A probabilidade de uma sociedade, como um todo, agir de uma forma esclarecida quando a decisão é dependente de uma entidade (o estado e o seu governante) com capacidade quase exclusiva de investir (concentrar e aplicar excedentes) é significativamente menor do que quando a acção é resultante das decisões e das acções de investimento (de excedentes) de milhares (ou milhões) de pessoas (que ainda por cima são directamente premiadas ou castigadas pelas consequenciais dos seus próprios actos - o que não acontece com a subsidio dependência estatal aonde uns são castigados, em excesso, para que outros continuem impunes aos seus erros).
Como resultado dessa “liberdade” e do correspondente tipo de responsabilidade, a Inglaterra entra na fase de economia dita Capitalista mais cedo que a Europa Continental (na generalidade) e, com uma classe média não só rica e forte mas também com espírito de iniciativa e experiência empresarial capaz de se assumir independente do estado.

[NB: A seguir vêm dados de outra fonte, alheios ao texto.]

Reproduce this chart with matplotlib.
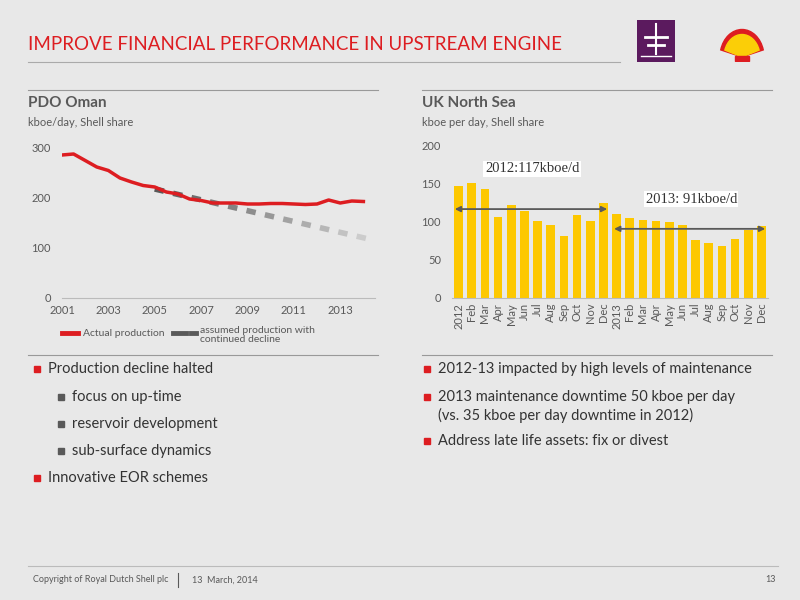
import numpy as np
import matplotlib.pyplot as plt
from matplotlib.patches import Rectangle, Wedge

plt.rcParams['font.family'] = ['Lato', 'DejaVu Sans']

# PDO Oman, actual production (kboe/d)
oman_years = [2001, 2001.5, 2002, 2002.5, 2003, 2003.5, 2004, 2004.5, 2005, 2005.5,
              2006, 2006.5, 2007, 2007.5, 2008, 2008.5, 2009, 2009.5, 2010, 2010.5,
              2011, 2011.5, 2012, 2012.5, 2013, 2013.5, 2014]
oman_actual = [286, 288, 275, 262, 255, 240, 232, 225, 222, 212,
               208, 198, 195, 190, 190, 190, 188, 188, 189, 189,
               188, 187, 188, 196, 190, 194, 193]
decline_years = [2005, 2014.5]
decline_vals = [218, 115]

# UK North Sea monthly (kboe/d)
uk_labels = ["2012", "Feb", "Mar", "Apr", "May", "Jun", "Jul", "Aug", "Sep", "Oct", "Nov", "Dec",
             "2013", "Feb", "Mar", "Apr", "May", "Jun", "Jul", "Aug", "Sep", "Oct", "Nov", "Dec"]
uk_vals = [147, 151, 144, 107, 122, 114, 101, 96, 82, 109, 101, 125,
           111, 105, 102, 101, 100, 96, 76, 72, 69, 78, 90, 95]

BG = "#e8e8e8"
RED = "#dd1d21"
GREY = "#595959"

fig = plt.figure(figsize=(8, 6), dpi=100, facecolor=BG)

def px(x, y, w, h):
    return [x / 800, 1 - (y + h) / 600, w / 800, h / 600]

# header
fig.text(28 / 800, 1 - 45 / 600, "IMPROVE FINANCIAL PERFORMANCE IN UPSTREAM ENGINE",
         color=RED, fontsize=13.5, va="center")
fig.add_artist(plt.Line2D([28 / 800, 620 / 800], [1 - 62 / 600] * 2, color="#aaaaaa", lw=0.8))
ax_icon = fig.add_axes(px(637, 20, 38, 42))
ax_icon.set_facecolor("#5b1a5e")
ax_icon.set_xticks([]); ax_icon.set_yticks([])
ax_icon.set_xlim(0, 10); ax_icon.set_ylim(0, 10)
for s in ax_icon.spines.values():
    s.set_visible(False)
ax_icon.plot([5, 5], [2, 9], color="white", lw=1.5)
ax_icon.plot([2, 8], [6, 6], color="white", lw=2)
ax_icon.plot([3, 7], [4, 4], color="white", lw=2)
ax_icon.plot([1, 9], [1.5, 1.5], color="white", lw=1)
ax_logo = fig.add_axes(px(718, 22, 48, 40))
ax_logo.set_xlim(-1.2, 1.2); ax_logo.set_ylim(-0.2, 1.4); ax_logo.axis("off")
ax_logo.add_patch(Wedge((0, 0), 1.1, 15, 165, color=RED))
ax_logo.add_patch(Wedge((0, 0), 0.9, 18, 162, color="#fbce07"))
ax_logo.add_patch(Rectangle((-0.35, -0.15), 0.7, 0.2, color=RED))

# section titles
for x0, title, sub in [(28, "PDO Oman", "kboe/day, Shell share"),
                       (422, "UK North Sea", "kboe per day, Shell share")]:
    fig.add_artist(plt.Line2D([x0 / 800, (x0 + 350) / 800], [1 - 90 / 600] * 2, color="#999999", lw=0.8))
    fig.text(x0 / 800, 1 - 103 / 600, title, color=GREY, fontsize=11, fontweight="bold", va="center")
    fig.text(x0 / 800, 1 - 123 / 600, sub, color=GREY, fontsize=8, va="center")
    fig.add_artist(plt.Line2D([x0 / 800, (x0 + 350) / 800], [1 - 355 / 600] * 2, color="#999999", lw=0.8))

# left chart
ax1 = fig.add_axes(px(62, 148, 313, 150))
ax1.set_facecolor(BG)
ax1.set_xlim(2001, 2014.5)
ax1.set_ylim(0, 300)
n = 12
xs = np.linspace(decline_years[0], decline_years[1], n * 2 + 1)
ys = np.interp(xs, decline_years, decline_vals)
for i in range(n):
    g = 0.35 + 0.45 * i / (n - 1)
    ax1.plot(xs[2 * i:2 * i + 2], ys[2 * i:2 * i + 2], color=(g, g, g), lw=4, solid_capstyle="butt")
ax1.plot(oman_years, oman_actual, color=RED, lw=2.5)
ax1.set_xticks(range(2001, 2014, 2))
ax1.set_yticks([0, 100, 200, 300])
for s in ["top", "right", "left"]:
    ax1.spines[s].set_visible(False)
ax1.spines["bottom"].set_color("#bbbbbb")
ax1.tick_params(length=0, colors=GREY, labelsize=8)
ax1.tick_params(axis="y", pad=8)
ax1.tick_params(axis="x", pad=5)
fig.add_artist(plt.Line2D([62 / 800, 78 / 800], [1 - 333 / 600] * 2, color=RED, lw=3.5))
fig.text(83 / 800, 1 - 333 / 600, "Actual production", color=GREY, fontsize=7.5, va="center")
fig.add_artist(plt.Line2D([173 / 800, 186 / 800], [1 - 333 / 600] * 2, color=GREY, lw=3.5))
fig.add_artist(plt.Line2D([191 / 800, 196 / 800], [1 - 333 / 600] * 2, color=GREY, lw=3.5))
fig.text(200 / 800, 1 - 335 / 600, "assumed production with\ncontinued decline", color=GREY,
         fontsize=7.5, va="center", linespacing=1.1)

# right chart
ax2 = fig.add_axes(px(452, 146, 316, 152))
ax2.set_facecolor(BG)
x = np.arange(len(uk_vals))
ax2.bar(x, uk_vals, width=0.65, color="#fdc800")
ax2.set_xlim(-0.5, len(uk_vals) - 0.5)
ax2.set_ylim(0, 200)
ax2.set_yticks([0, 50, 100, 150, 200])
ax2.set_xticks(x)
ax2.set_xticklabels(uk_labels, rotation=90)
for s in ["top", "right", "left"]:
    ax2.spines[s].set_visible(False)
ax2.spines["bottom"].set_color("#bbbbbb")
ax2.tick_params(length=0, colors=GREY, labelsize=8)
ax2.tick_params(axis="y", pad=8)
arrow = dict(arrowstyle="<|-|>", color=GREY, lw=1.3, mutation_scale=8)
ax2.annotate("", xy=(-0.5, 117), xytext=(11.5, 117), arrowprops=arrow)
ax2.annotate("", xy=(11.6, 91), xytext=(23.5, 91), arrowprops=arrow)
ax2.text(2, 170, "2012:117kboe/d", fontsize=10.5, family="Liberation Serif", color="#333333",
         va="center", bbox=dict(facecolor="white", edgecolor="none", pad=1))
ax2.text(14.2, 130, "2013: 91kboe/d", fontsize=10.5, family="Liberation Serif", color="#333333",
         va="center", bbox=dict(facecolor="white", edgecolor="none", pad=1))

# bullets
def bullet(x0, y0, text, col, size=10.5):
    fig.add_artist(Rectangle(((x0 - 14) / 800, 1 - (y0 + 3) / 600), 6 / 800, 6 / 600,
                             color=col, transform=fig.transFigure))
    fig.text(x0 / 800, 1 - y0 / 600, text, color="#333333", fontsize=size, va="center", linespacing=1.2)

bullet(48, 369, "Production decline halted", RED)
bullet(72, 397, "focus on up-time", GREY)
bullet(72, 424, "reservoir development", GREY)
bullet(72, 451, "sub-surface dynamics", GREY)
bullet(48, 478, "Innovative EOR schemes", RED)
bullet(438, 369, "2012-13 impacted by high levels of maintenance", RED)
bullet(438, 397, "2013 maintenance downtime 50 kboe per day", RED)
fig.text(438 / 800, 1 - 415 / 600, "(vs. 35 kboe per day downtime in 2012)", color="#333333",
         fontsize=10.5, va="center")
bullet(438, 441, "Address late life assets: fix or divest", RED)

# footer
fig.add_artist(plt.Line2D([28 / 800, 778 / 800], [1 - 566 / 600] * 2, color="#bbbbbb", lw=0.8))
fig.text(33 / 800, 1 - 580 / 600, "Copyright of Royal Dutch Shell plc", color=GREY, fontsize=6.5, va="center")
fig.add_artist(plt.Line2D([178 / 800] * 2, [1 - 573 / 600, 1 - 587 / 600], color=GREY, lw=0.8))
fig.text(192 / 800, 1 - 580 / 600, "13  March, 2014", color=GREY, fontsize=6.5, va="center")
fig.text(776 / 800, 1 - 580 / 600, "13", color=GREY, fontsize=6.5, va="center", ha="right")

fig.savefig("out.png", dpi=100, facecolor=BG)
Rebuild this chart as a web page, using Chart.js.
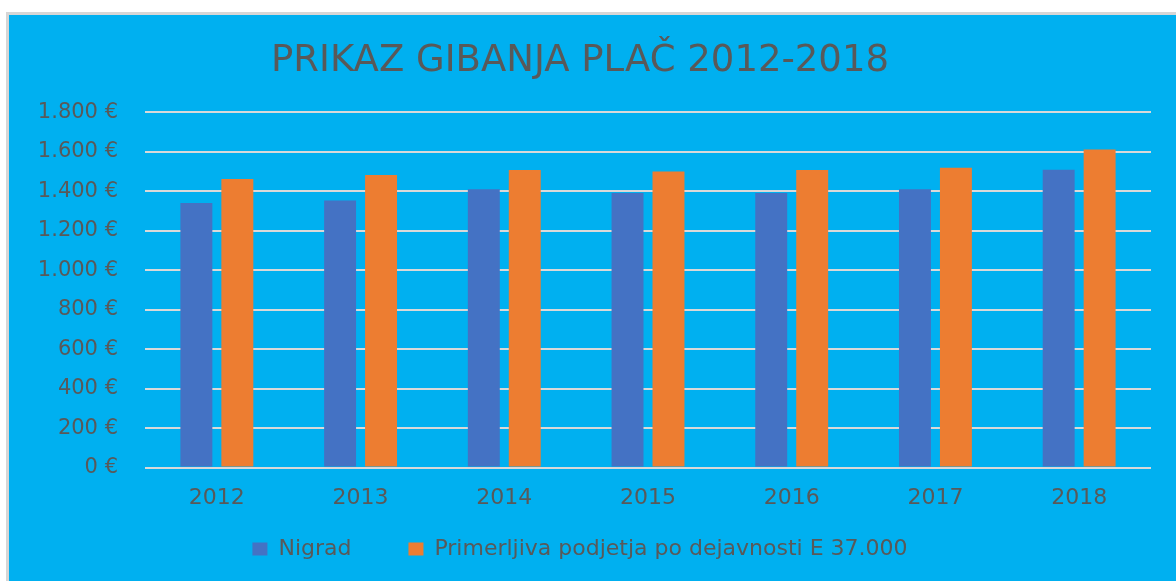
<!DOCTYPE html>
<html>
<head>
<meta charset="utf-8">
<script src="https://cdn.jsdelivr.net/npm/chart.js@4.4.0/dist/chart.umd.min.js"></script>
<style>
  html, body { margin: 0; padding: 0; background: #ffffff; }
  body { width: 1176px; height: 581px; position: relative; overflow: hidden; }
  .frame {
    position: absolute; left: 6px; top: 12px; width: 1170px; height: 569px;
    border-top: 3px solid #d6d6d6; border-left: 3px solid #d6d6d6;
    background: #00b0f0; box-sizing: border-box;
  }
  #plac { position: absolute; left: 0; top: 0; }
</style>
</head>
<body>
<div class="frame">
  <canvas id="plac" width="1167" height="566"></canvas>
</div>
<script>
// data
var years = ['2012', '2013', '2014', '2015', '2016', '2017', '2018'];
var nigrad = [1341, 1353, 1410, 1391, 1391, 1410, 1510];
var primerljiva = [1462, 1483, 1508, 1500, 1508, 1520, 1612];
var seriesNames = ['Nigrad', 'Primerljiva podjetja po dejavnosti E 37.000'];

var textColor = '#595959',
    fontName = "'DejaVu Sans', sans-serif";

function euro(v) {
	var s = String(v).replace(/\B(?=(\d{3})+(?!\d))/g, '.');
	return s + ' €';
}

// legend keeps its wide gap between items, but sits closer to the axis labels
var legendLift = {
	id: 'legendLift',
	afterLayout: function(chart) {
		var lg = chart.legend;
		if (!lg) return;
		lg.top = 466;
		lg.bottom = chart.height;
	}
};

var config = {
	type: 'bar',
	data: {
		labels: years,
		datasets: [{
			label: seriesNames[0],
			data: nigrad,
			backgroundColor: '#4472c4'
		}, {
			label: seriesNames[1],
			data: primerljiva,
			backgroundColor: '#ed7d31'
		}]
	},
	options: {
		responsive: false,
		animation: false,
		devicePixelRatio: 1,
		categoryPercentage: 0.57,
		barPercentage: 0.78,
		layout: { padding: { left: 0, right: 25, top: 0, bottom: 11 } },
		plugins: {
			title: {
				display: true,
				text: 'PRIKAZ GIBANJA PLAČ 2012-2018',
				color: textColor,
				font: { family: fontName, size: 37, weight: 'normal' },
				padding: { top: 24, bottom: 29 }
			},
			legend: {
				position: 'bottom',
				maxHeight: 50,
				labels: {
					color: textColor,
					font: { family: fontName, size: 22 },
					boxWidth: 15,
					boxHeight: 13,
					padding: 57
				}
			},
			tooltip: { enabled: false }
		},
		scales: {
			x: {
				grid: { display: false },
				border: { display: false },
				ticks: {
					color: textColor,
					font: { family: fontName, size: 22 },
					padding: 9
				}
			},
			y: {
				min: 0,
				max: 1800,
				afterFit: function(scale) { scale.width = 136; },
				grid: { color: '#d9d9d9', lineWidth: 2, drawTicks: false },
				border: { display: false },
				ticks: {
					stepSize: 200,
					color: textColor,
					font: { family: fontName, size: 21 },
					padding: 27,
					callback: function(v) { return euro(v); }
				}
			}
		}
	},
	plugins: [legendLift]
};

var graph = new Chart(document.getElementById('plac'), config);
</script>
</body>
</html>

Apesar das diferenças e consciente do risco de generalizações simplistas poder-se-á afirmar que genericamente a Europa Continental (com excepção da Holanda e, até certo ponto, das regiões alemãs e, com a particularíssima excepção, de importantes comunidades judaicas) irá sofrer continuamente com a falta de uma classe empresarial independente dos respectivos estados praticamente até ao fim da segunda guerra mundial, altura em que o mundo empresarial americano (associado ao Inglês) avança massivamente sobre a Europa e ajuda a criar uma nova classe empresarial mas que já não se pode considerar propriamente europeia.
Contudo, no Continente Europeu, ao lado dessa classe empresarial (cada vez mais transnacional) independente e com capacidade de iniciativa mantém-se e desenvolve-se significativamente a classe empresarial associada às empresas do estado ou dele subsidio dependentes que continuam a representar frequentemente a parte mais importante da economia de alguns países do continente europeu.
Parece-me que a única excepção merecedora de registo, pela sua longa e continuada importância no desenvolvimento europeu (e não só na sua economia), será eventualmente a sociedade civil europeia de origem judaica. Os judeus terão sempre sido relativamente independente dos estados europeus e souberam, de algum modo, aproveitar as excepções legais relativas à sua situação, inclusive de direitos importantes como a liberdade de se auto organizarem, de movimento e do exercício de determinadas actividades.
Não se pretende com o que se disse, salientar o positivo ou o negativo de um ou outro modelo de desenvolvimento (são muitos os sucessos e insucessos de um e outro sistema) nem mesmo se teria sido possível à Europa Continental (de uma maneira geral) ou à Inglaterra terem seguido modelos de desenvolvimento diferentes daqueles que tiveram.
Pretende-se apenas mostrar que o facto de terem seguido um ou outro modelo induziu formas de relacionamento diferentes entre cidadãos e o estado, induziu a criação e desenvolvimento de simbioses societárias diferentes e, isso teve (e tem) efeitos sobre o carácter das respectivas Democracias e cidadania.
Inclusive tem consequências no grau de eficiência social alcançado pelas respectivas Nações, o que assume particular (e até decisiva!) importância agora que a globalização impede os Países de se manterem “fechados”.